In our recent post, Living in a Nonmaterial World: Determining IP Rights for Digital Data, we discussed the potential impact of the Federal Circuit decision in ClearCorrect v. ITC, 2014-1527, in which the appeals court held that the “articles that infringe” are limited to “material things” and thus do not include “electronic transmission of digital data.” The decision limited the regulatory jurisdiction of the U.S. International Trade Commission (ITC) to articles that are considered physical products. The implications of the decision are far-reaching since the Internet of Things touches on most industry sectors. As previously noted, the decision has been supported by open-Internet advocacy groups, characterizing the decision as a “win for the Internet,” while other groups (including the dissent to the opinion) see the decision as a significant setback in the fight against overseas piracy of patented and copyrighted works.
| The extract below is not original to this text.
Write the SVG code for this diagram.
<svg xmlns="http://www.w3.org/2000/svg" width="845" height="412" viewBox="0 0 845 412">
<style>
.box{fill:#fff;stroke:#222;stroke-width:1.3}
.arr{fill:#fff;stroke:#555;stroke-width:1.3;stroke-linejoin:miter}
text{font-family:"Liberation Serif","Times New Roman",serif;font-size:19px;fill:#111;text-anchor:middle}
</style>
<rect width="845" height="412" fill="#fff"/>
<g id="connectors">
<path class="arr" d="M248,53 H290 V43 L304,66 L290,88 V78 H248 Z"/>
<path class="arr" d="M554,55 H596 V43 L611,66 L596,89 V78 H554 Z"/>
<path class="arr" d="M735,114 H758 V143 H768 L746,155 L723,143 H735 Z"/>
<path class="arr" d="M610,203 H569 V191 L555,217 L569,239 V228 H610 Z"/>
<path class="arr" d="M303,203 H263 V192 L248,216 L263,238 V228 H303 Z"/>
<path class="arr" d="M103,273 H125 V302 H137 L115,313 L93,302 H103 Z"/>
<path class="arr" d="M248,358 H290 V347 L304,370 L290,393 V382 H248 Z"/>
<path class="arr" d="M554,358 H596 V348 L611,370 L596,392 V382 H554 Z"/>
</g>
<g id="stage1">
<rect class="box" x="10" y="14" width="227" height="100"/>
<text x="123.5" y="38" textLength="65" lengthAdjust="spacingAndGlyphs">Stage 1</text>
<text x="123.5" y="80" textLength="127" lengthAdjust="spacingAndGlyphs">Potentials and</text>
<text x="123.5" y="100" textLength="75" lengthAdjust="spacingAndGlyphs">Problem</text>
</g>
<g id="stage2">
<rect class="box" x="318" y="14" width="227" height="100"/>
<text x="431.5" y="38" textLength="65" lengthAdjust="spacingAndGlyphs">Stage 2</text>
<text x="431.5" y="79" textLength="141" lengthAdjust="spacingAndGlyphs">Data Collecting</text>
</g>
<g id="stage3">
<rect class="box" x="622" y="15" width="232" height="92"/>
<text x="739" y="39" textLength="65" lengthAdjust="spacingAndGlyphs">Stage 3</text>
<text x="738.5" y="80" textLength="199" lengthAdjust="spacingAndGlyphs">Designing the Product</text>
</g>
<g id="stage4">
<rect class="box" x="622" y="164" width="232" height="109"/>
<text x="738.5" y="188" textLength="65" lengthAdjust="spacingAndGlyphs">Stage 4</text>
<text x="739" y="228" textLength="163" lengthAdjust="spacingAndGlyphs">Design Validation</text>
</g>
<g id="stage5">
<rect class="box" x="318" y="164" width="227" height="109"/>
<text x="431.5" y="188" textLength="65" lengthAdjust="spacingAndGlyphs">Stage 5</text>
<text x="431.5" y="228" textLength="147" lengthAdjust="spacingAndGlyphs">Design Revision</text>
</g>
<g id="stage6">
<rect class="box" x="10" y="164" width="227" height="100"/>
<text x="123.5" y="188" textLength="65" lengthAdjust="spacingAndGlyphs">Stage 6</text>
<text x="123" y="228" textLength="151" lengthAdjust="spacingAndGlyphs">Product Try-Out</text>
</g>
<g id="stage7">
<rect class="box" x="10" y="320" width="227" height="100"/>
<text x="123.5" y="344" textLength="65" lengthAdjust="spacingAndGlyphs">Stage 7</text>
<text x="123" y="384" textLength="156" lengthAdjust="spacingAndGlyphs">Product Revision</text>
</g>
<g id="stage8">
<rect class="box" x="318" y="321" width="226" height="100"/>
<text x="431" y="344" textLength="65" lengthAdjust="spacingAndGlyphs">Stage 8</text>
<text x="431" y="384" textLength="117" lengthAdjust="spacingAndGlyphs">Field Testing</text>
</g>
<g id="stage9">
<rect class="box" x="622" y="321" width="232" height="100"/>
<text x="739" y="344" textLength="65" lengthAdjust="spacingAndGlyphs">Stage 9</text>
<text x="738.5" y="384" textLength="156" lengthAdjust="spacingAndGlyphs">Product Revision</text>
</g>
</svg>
On January 27, 2016, the ITC petitioned for rehearing en banc on the Panel decision. The brief opens with the statement referring to the question of whether the term “articles” in section 337 of the Tariff Act of 1930, 19 U.S.C. § 1337 should be limited to physical products as a “precedent-setting question of exceptional importance.” The brief goes on to state that answering the question in the affirmative would result in evasion of section 337 by a respondent that 3D prints infringing products in the United States using imported datasets representing those products.
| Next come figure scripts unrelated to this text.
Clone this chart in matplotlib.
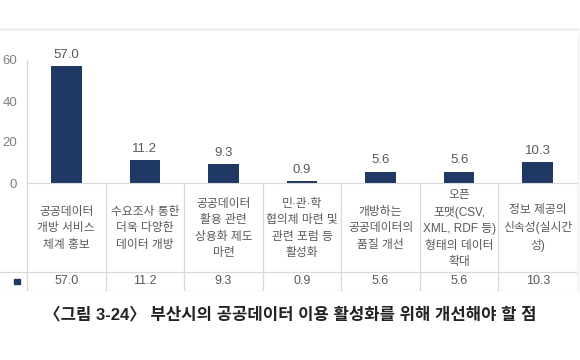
import matplotlib
matplotlib.use("Agg")
import matplotlib.pyplot as plt
from matplotlib.lines import Line2D
from matplotlib.patches import Rectangle

plt.rcParams['font.family'] = ['Liberation Sans', 'Noto Sans CJK KR']

categories = [
    "공공데이터\n개방 서비스\n체계 홍보",
    "수요조사 통한\n더욱 다양한\n데이터 개방",
    "공공데이터\n활용 관련\n상용화 제도\n마련",
    "민·관·학\n협의체 마련 및\n관련 포럼 등\n활성화",
    "개방하는\n공공데이터의\n품질 개선",
    "오픈\n포맷(CSV,\nXML, RDF 등)\n형태의 데이터\n확대",
    "정보 제공의\n신속성(실시간\n성)",
]
values = [57.0, 11.2, 9.3, 0.9, 5.6, 5.6, 10.3]
yticks = [0, 20, 40, 60]
caption = "〈그림 3-24〉 부산시의 공공데이터 이용 활성화를 위해 개선해야 할 점"

W, H = 580, 360
bar_color = "#1f3864"
text_color = "#595959"
line_color = "#d9d9d9"

fig = plt.figure(figsize=(W / 100, H / 100), dpi=100)

# pixel geometry
x0, x1 = 27, 577          # plot area left / right
y_top, y_zero = 60, 183   # y=60 and y=0 positions
tbl_mid, tbl_bot = 272, 291
n = len(values)
cw = (x1 - x0) / n


def fx(px):
    return px / W


def fy(py):
    return 1 - py / H


# bar chart
ax = fig.add_axes([fx(x0), fy(y_zero), fx(x1) - fx(x0), fy(y_top) - fy(y_zero)])
xs = list(range(n))
ax.bar(xs, values, width=0.39, color=bar_color)
for x, v in zip(xs, values):
    ax.text(x, v + 2.5, f"{v:.1f}", ha="center", va="bottom", fontsize=9.5, color=text_color)
ax.set_xlim(-0.5, n - 0.5)
ax.set_ylim(0, 60)
ax.set_yticks(yticks)
ax.set_yticklabels([str(t) for t in yticks], fontsize=9.5, color="#7f7f7f")
ax.tick_params(axis="y", length=0, pad=7)
ax.set_xticks([])
for s in ["top", "right"]:
    ax.spines[s].set_visible(False)
ax.spines["left"].set_color(line_color)
ax.spines["bottom"].set_color(line_color)

# data table under the chart
left_units = x0 / cw
tax = fig.add_axes([0, fy(tbl_bot), fx(x1), fy(y_zero) - fy(tbl_bot)])
tax.set_xlim(-0.5 - left_units, n - 0.5)
tax.set_ylim(tbl_bot - y_zero, 0)
tax.axis("off")
mid = tbl_mid - y_zero
bot = tbl_bot - y_zero
for k in range(n + 1):
    tax.add_line(Line2D([k - 0.5, k - 0.5], [0, bot], color=line_color, lw=0.9))
tax.add_line(Line2D([-0.5 - left_units, n - 0.5], [mid, mid], color=line_color, lw=0.9))
tax.add_line(Line2D([-0.5 - left_units, n - 0.5], [bot, bot], color=line_color, lw=0.9))
for x, lab, v in zip(xs, categories, values):
    tax.text(x, mid / 2 + 1, lab, ha="center", va="center", fontsize=8.5,
             color=text_color, linespacing=1.5)
    tax.text(x, (mid + bot) / 2, f"{v:.1f}", ha="center", va="center",
             fontsize=9, color=text_color)
tax.add_patch(Rectangle((-0.5 - left_units * 0.47, (mid + bot) / 2 - 2.5), 0.07, 5,
                        color=bar_color))

# outer chart frame (top and right)
fig.add_artist(Line2D([0, fx(x1 + 1)], [fy(29), fy(29)], color="#e3e3e3", lw=1.0))
fig.add_artist(Line2D([fx(x1 + 1), fx(x1 + 1)], [fy(36), fy(tbl_bot)], color="#eeeeee", lw=1.0))

fig.text(0.5, fy(315), caption, ha="center", va="center", fontsize=12,
         fontweight="bold", color="#222222")

fig.savefig("out.png", dpi=100)
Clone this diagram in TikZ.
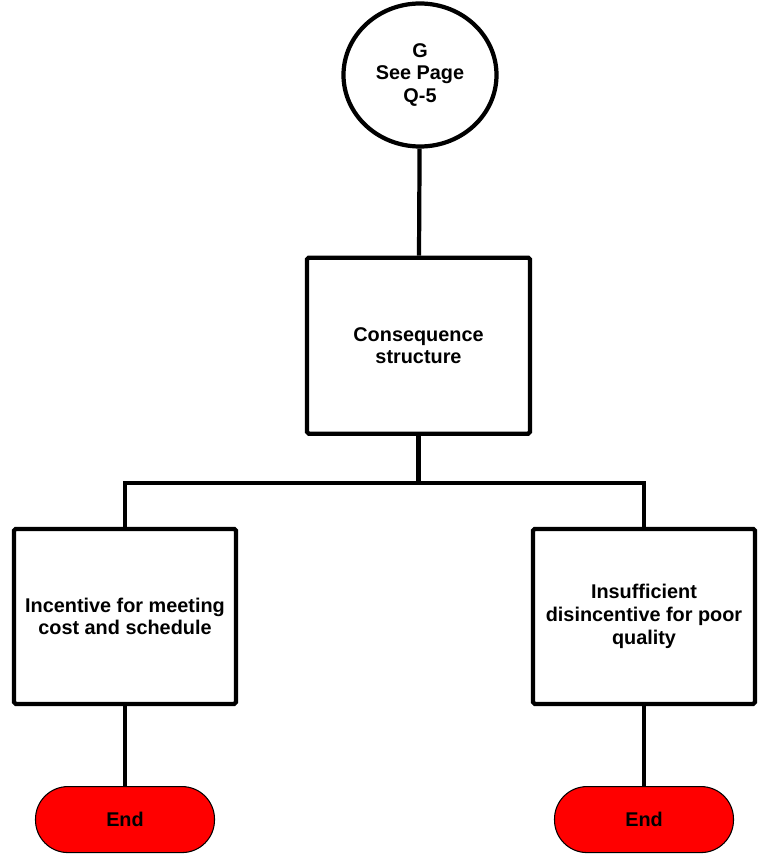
\documentclass[tikz,border=0pt]{standalone}
\usepackage{fontspec}
\setmainfont{Liberation Sans}
\usetikzlibrary{shapes,positioning,calc}
\tikzstyle{block} = [draw, fill=white, rectangle, line width=2.4pt, rounded corners=1pt, minimum width=4.44cm, minimum height=3.5cm, align=center, font=\fontsize{11.3}{13}\selectfont\bfseries]
\tikzstyle{term} = [draw, fill=red, rectangle, rounded corners=0.65cm, line width=0.6pt, minimum width=3.58cm, minimum height=1.32cm, font=\fontsize{11.3}{13}\selectfont\bfseries]

\begin{document}
\begin{tikzpicture}[line width=2.4pt]
  \useasboundingbox (0,0) rectangle (15.2,-17.18);
  \node [draw, ellipse, fill=white, line width=2.4pt, minimum width=3.06cm, minimum height=2.86cm, align=center, font=\fontsize{11.3}{13}\selectfont\bfseries] (pageg) at (8.4,-1.5) {G\\See Page\\Q-5};
  \node [block, minimum width=4.46cm, minimum height=3.52cm, below=2.14cm of pageg, xshift=-0.03cm] (cons) {Consequence\\structure};
  \node [block, below=1.82cm of cons, xshift=-5.87cm] (incent) {Incentive for meeting\\cost and schedule};
  \node [block, below=1.82cm of cons, xshift=4.51cm] (insuff) {Insufficient\\disincentive for poor\\quality};
  \node [term, below=1.6cm of incent] (endl) {End};
  \node [term, below=1.6cm of insuff] (endr) {End};
  \coordinate (split) at ($(cons.south)+(0,-0.94)$);

  \draw (pageg) -- (cons);
  \draw (cons) -- (split);
  \draw (incent.north) |- (split) -| (insuff.north);
  \draw (incent) -- (endl);
  \draw (insuff) -- (endr);
\end{tikzpicture}
\end{document}
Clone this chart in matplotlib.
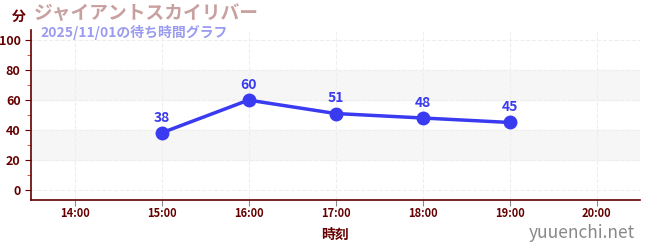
import matplotlib
matplotlib.use('Agg')
import matplotlib.pyplot as plt
from matplotlib.ticker import MultipleLocator

plt.rcParams['font.family'] = ['Noto Sans CJK JP', 'DejaVu Sans']

# data
hours = [15, 16, 17, 18, 19]
waits = [38, 60, 51, 48, 45]
xticks = [14, 15, 16, 17, 18, 19, 20]
xlabels = ['14:00', '15:00', '16:00', '17:00', '18:00', '19:00', '20:00']
yticks = [0, 20, 40, 60, 80, 100]
bands = [(20, 40), (60, 80)]

title = 'ジャイアントスカイリバー'
subtitle = '2025/11/01の待ち時間グラフ'

axis_col = '#660000'
line_col = '#3a3af0'

fig = plt.figure(figsize=(6.5, 2.5), dpi=100)
ax = fig.add_axes([31/650, 50/250, 609/650, 170/250])

for lo, hi in bands:
    ax.axhspan(lo, hi, color='#f6f6f6', zorder=0)

ax.plot(hours, waits, color=line_col, lw=2.5, marker='o', ms=9, zorder=3)
for h, w in zip(hours, waits):
    ax.annotate(str(w), (h, w), xytext=(0, 6), textcoords='offset points',
                ha='center', va='bottom', color=line_col, fontsize=10, fontweight='bold')

ax.set_xlim(13.5, 20.5)
ax.set_ylim(-7, 107)
ax.set_xticks(xticks)
ax.set_xticklabels(xlabels)
ax.set_yticks(yticks)
ax.yaxis.set_minor_locator(MultipleLocator(10))
ax.grid(True, color='#eeeeee', ls='--', lw=0.8, zorder=1)

for s in ['top', 'right']:
    ax.spines[s].set_visible(False)
for s in ['left', 'bottom']:
    ax.spines[s].set_color(axis_col)
    ax.spines[s].set_linewidth(1.2)

ax.tick_params(axis='x', colors='#888888', labelcolor=axis_col, labelsize=8, length=4, pad=1)
ax.tick_params(axis='y', which='major', colors=axis_col, labelsize=9, length=4)
ax.tick_params(axis='y', which='minor', colors='#dd3333', length=3)
for lab in ax.get_xticklabels() + ax.get_yticklabels():
    lab.set_fontweight('bold')

ax.set_xlabel('時刻', color=axis_col, fontsize=10, fontweight='bold', labelpad=6)

fig.text(12/650, 1 - 17/250, '分', color=axis_col, fontsize=10, fontweight='bold', va='center')
fig.text(34/650, 1 - 14/250, title, color='#c9a0a0', fontsize=13.5, fontweight='bold', va='center')
fig.text(40/650, 1 - 32/250, subtitle, color='#9b9bef', fontsize=10, fontweight='bold', va='center')
fig.text(635/650, 1 - 233/250, 'yuuenchi.net', color='#888888', fontsize=12.5, ha='right', va='center')

fig.savefig('out.png', dpi=100)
In the petition, the ITC made a number of arguments why the Panel erred in its decision to limit the agency’s authority to regulate electronic transmissions. Among the arguments, the ITC claims that the Panel erred in holding that “articles” is an unambiguous term meaning “material things,” and thus failed to properly apply the Chevron two-step test. This test is a two-part analysis applied when a court needs to determine what standard of review should be applied by the court to a government agency’s own reading of a statute that the agency is charged with administering. The two-step test comes from Chevron U.S.A. v. NRDC,where the Supreme Court upheld the Environmental Protection Agency’s interpretation of the Clean Air Act of 1977. The Supreme Court wrote:

First, always, is the question whether Congress has directly spoken to the precise question at issue. If the intent of Congress is clear, that is the end of the matter; for the court, as well as the agency, must give effect to the unambiguously expressed intent of Congress. If, however, the court determines Congress has not directly addressed the precise question at issue, the court does not simply impose its own construction on the statute … Rather, if the statute is silent or ambiguous with respect to the specific issue, the question for the court is whether the agency’s answer is based on a permissible construction of the statute.

Chevron U.S.A. v. NRDC, 467 U.S. 837 (1984), 842–843

Thus, the ITC argued that because the Panel’s definition of “material thing” is at odds with how “article” is defined by the Court of International Trade and elsewhere in the Tariff Act, the term “article” is ambiguous. Therefore, it would follow that, under Chevron, it is the agency’s prerogative to choose among the alternative definitions and the agency must be affirmed if its choice is reasonable. The ITC also argued that the Panel erred in defining “goods” as being limited to “material things” and “inanimate objects” while ignoring other dictionaries that support the ITC’s position and pointing out inconsistencies with the Panel’s definition in its other decisions and cited sources.

Given the importance of the issue and the impact on various U.S. industries, it seems certain that the full court will agree to weigh in. How the en banc court will decide is another question.